A collection of exemplary pieces about the movies that influenced contemporary filmmakers.
When the editor of the New York Times Weekend section wanted to expand film coverage, Lyman, the paper’s Hollywood correspondent, suggested a series in which he joined famous actors, producers, and directors to watch the movies that shaped their lives. Lyman thereupon got together with the likes of Woody Allen, Kevin Costner, and Nicole Kidman to watch films such as (respectively) Shane, Cool Hand Luke, and The Shining. The results, collected here, range from predictable to surprising and are almost always insightful. Of course, John Travolta gets up and dances after watching Yankee Doodle Dandy, and, yes, Sissy Spacek chokes back a sob near the end of To Kill a Mockingbird. But Quentin Tarantino goes off course, finding depth in a Roy Rogers programmer, and producer Harvey Weinstein sees moments to admire in the largely flatfooted Exodus.
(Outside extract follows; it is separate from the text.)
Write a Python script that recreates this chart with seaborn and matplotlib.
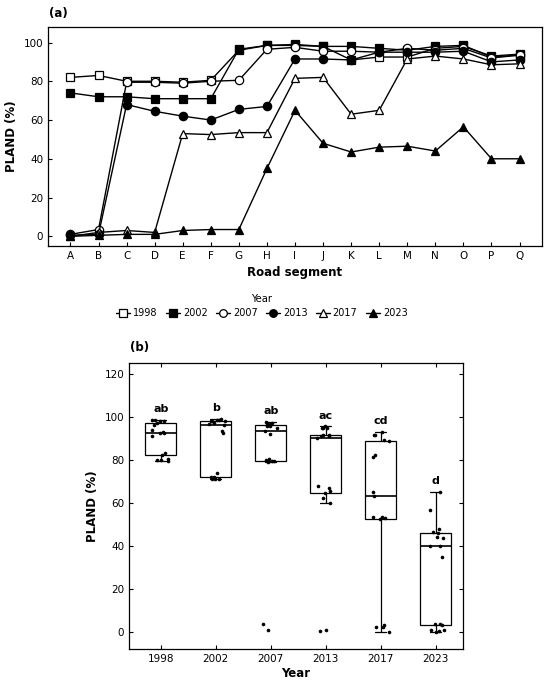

In two of many pieces here that film students will value, Ron Howard applies a sharp director’s eye to The Graduate, and Kevin Costner offers a keen actor’s appraisal of Paul Newman’s work in Cool Hand Luke. Curtis Hanson shows why In a Lonely Place merits another look. Director Kevin Smith wishes he could reach the level Fred Zinnemann achieved in A Man for All Seasons, while Wolfgang Peterson praises Zinnemann’s High Noon. Lending cohesion to the collection is a theme the watchers reiterate: films from the late 1960s and ’70s reflect work that was honest, original, and literate, qualities now missing in what Barry Levinson terms “a thin age for storytelling.” Also pulling this all together is Lyman’s lively prose. His cogent observations and smooth construction should encourage his college film teacher, who complained that the press wrote poorly about film.
Vivid takes form an impressive montage.